NEW FACE: Due to the strategy of supporting clustered poverty-stricken areas in Qinling-Bashan mountainous region, Lugang Village in Daxian County, southwest China's Sichuan Province, has taken on a new look (XINHUA)
On March 19, the State Council's Leading Group Office of Poverty Alleviation and Development (LGOPAD), China's task force for poverty alleviation, unveiled an updated list of national-level poverty-stricken counties on its official website, with 592 counties listed as being in severe destitution. These counties will be the central locations for the country's poverty relief efforts.
Of the 592 counties, 217 are in the central region, and the rest are in the west of the country. More than 230 of these impoverished counties are located in provinces or regions inhabited by ethnic minorities.

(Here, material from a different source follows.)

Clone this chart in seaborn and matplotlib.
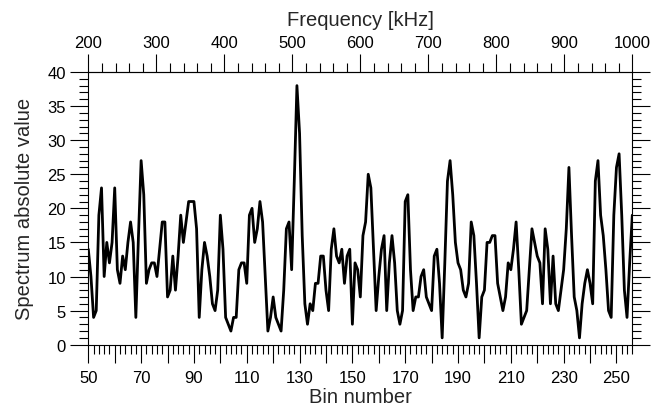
import numpy as np
import pandas as pd
import matplotlib
matplotlib.use('Agg')
import matplotlib.pyplot as plt
from matplotlib.ticker import MultipleLocator, FixedLocator, FuncFormatter
import seaborn as sns

# spectrum values, bins 50..256
bins = list(range(50, 257))
values = [
    14, 10, 4, 5, 19, 23, 10, 15, 12, 15,      # 50-59
    23, 11, 9, 13, 11, 15, 18, 15, 4, 16,      # 60-69
    27, 22, 9, 11, 12, 12, 10, 14, 18, 18,     # 70-79
    7, 8, 13, 8, 13, 19, 15, 18, 21, 21,       # 80-89
    21, 17, 4, 11, 15, 13, 10, 6, 5, 8,        # 90-99
    19, 14, 4, 3, 2, 4, 4, 11, 12, 12,         # 100-109
    9, 19, 20, 15, 17, 21, 18, 10, 2, 4,       # 110-119
    7, 4, 3, 2, 8, 17, 18, 11, 24, 38,         # 120-129
    31, 16, 6, 3, 6, 5, 9, 9, 13, 13,          # 130-139
    8, 5, 14, 17, 13, 12, 14, 9, 13, 14,       # 140-149
    3, 12, 11, 7, 16, 18, 25, 23, 14, 5,       # 150-159
    10, 14, 16, 5, 12, 16, 12, 5, 3, 5,        # 160-169
    21, 22, 11, 5, 7, 7, 10, 11, 7, 6,         # 170-179
    5, 13, 14, 9, 1, 12, 24, 27, 22, 15,       # 180-189
    12, 11, 8, 7, 9, 18, 16, 9, 1, 7,          # 190-199
    8, 15, 15, 16, 16, 9, 7, 5, 7, 12,         # 200-209
    11, 14, 18, 11, 3, 4, 5, 11, 17, 15,       # 210-219
    13, 12, 6, 17, 14, 6, 13, 6, 5, 8,         # 220-229
    11, 17, 26, 16, 7, 5, 1, 6, 9, 11,         # 230-239
    9, 6, 24, 27, 19, 16, 11, 5, 4, 19,        # 240-249
    26, 28, 19, 8, 4, 12, 19,                  # 250-256
]
freq_ticks = list(range(200, 1001, 100))
freq_minor = list(range(200, 1001, 20))
df = pd.DataFrame({'bin': bins, 'value': values})

bin_lo, bin_hi = 50, 256
f_lo, f_hi = 200, 1000


def bin2freq(b):
    return f_lo + (np.asarray(b, dtype=float) - bin_lo) * (f_hi - f_lo) / (bin_hi - bin_lo)


def freq2bin(f):
    return bin_lo + (np.asarray(f, dtype=float) - f_lo) * (bin_hi - bin_lo) / (f_hi - f_lo)


sns.set_style('ticks')
plt.rcParams['font.family'] = ['Liberation Sans', 'DejaVu Sans']
plt.rcParams['axes.linewidth'] = 1.0

fig = plt.figure(figsize=(6.63, 4.14), dpi=100)
ax = fig.add_axes([0.1332, 0.165, 0.8205, 0.6587])

sns.lineplot(data=df, x='bin', y='value', color='black', linewidth=2.0, ax=ax)

ax.set_xlim(bin_lo, bin_hi)
ax.set_ylim(0, 40)

ax.xaxis.set_major_locator(MultipleLocator(10))
ax.xaxis.set_minor_locator(MultipleLocator(2))
ax.xaxis.set_major_formatter(FuncFormatter(lambda v, p: f'{v:.0f}' if round(v - 50) % 20 == 0 else ''))
ax.yaxis.set_major_locator(MultipleLocator(5))
ax.yaxis.set_minor_locator(MultipleLocator(1))

ax.tick_params(which='both', direction='out', colors='black', width=0.8,
               bottom=True, left=True, right=True, top=False, labelsize=12, pad=3)
ax.tick_params(axis='x', which='major', pad=5)
ax.tick_params(which='major', length=13)
ax.tick_params(which='minor', length=6.5)

for s in ax.spines.values():
    s.set_visible(True)
    s.set_color('black')
    s.set_linewidth(0.8)

ax.set_xlabel('Bin number', fontsize=14.5, labelpad=2)
ax.set_ylabel('Spectrum absolute value', fontsize=14.5, labelpad=10)

sec = ax.secondary_xaxis('top', functions=(bin2freq, freq2bin))
sec.xaxis.set_major_locator(FixedLocator(freq_ticks))
sec.xaxis.set_minor_locator(FixedLocator(freq_minor))
sec.tick_params(which='both', direction='out', colors='black', width=0.8, labelsize=12, pad=3)
sec.tick_params(which='major', length=13)
sec.tick_params(which='minor', length=6.5)
sec.spines['top'].set_linewidth(0.8)
sec.set_xlabel('Frequency [kHz]', fontsize=14.5, labelpad=7)

fig.savefig('out.png', dpi=100)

Yunnan Province in southwest China topped the list with 73 impoverished counties. It is followed by southwest China's Guizhou Province and northwest China's Shaanxi Province, with each having 50 counties included in the list.
China started implementing its anti-poverty program in an organized and large-scale manner in 1986, designating 273 counties as national-level poverty-stricken counties.
In 1994, 592 counties in 27 provinces, municipalities and autonomous regions were listed as the key poverty-stricken counties to be aided at that time. The number of counties listed in the poverty reduction program has been capped at 592 since then.
Over the past two decades, the list has undergone three major adjustments, with more than half of the counties replaced. In 2001, the Central Government decided to exclude all counties in coastal areas from the list, leading to 33 such counties being dropped.
To be considered for the list, the counties are evaluated by factors such as the population living below the poverty line, per-capita net income and per-capita government revenue.
Zhuang Jian, a senior economist with the Asian Development Bank, said that the program has played quite a significant role in poverty alleviation in China by providing fiscal and technical support to poverty-stricken regions.
"In many listed counties, we have witnessed an improvement in the local infrastructure as well as people's access to drinking water and electricity," Zhuang said.
The update of the list of national-level poverty-stricken counties is also a response to the revision of the national poverty standard.
On November 29 last year, the Chinese Government raised the poverty threshold to 2,300-yuan ($365) annual net income of farmers, a 92-percent increase from the standard set in 2009 at 1,196 yuan ($190).
As per the new standard, an estimated 128 million rural residents were considered living in poverty at the end of 2011, accounting for 13.4 percent of the total rural population.
"The previous poverty line underestimated the number of poor people in rural China," said Wang Sangui, a professor at the School of Agricultural Economics and Rural Development of the Beijing-based Renmin University of China. "Only 2.8 percent of the rural population was officially considered poor, which was lower than many developed countries such as the United States, which has a poverty rate of about 15 percent."
Wang believes the new poverty standard better reflects the situation in China and will bring more resources to poverty-stricken regions.
The revision also means more people will be covered by the government's poverty reduction funds. According to Fan Xiaojian, head of the LGOPAD of the State Council, the country plans to allocate more money for poverty reduction this year, amounting to a 20-percent increase from the 27.2 billion yuan ($4.32 billion) allocated in 2011.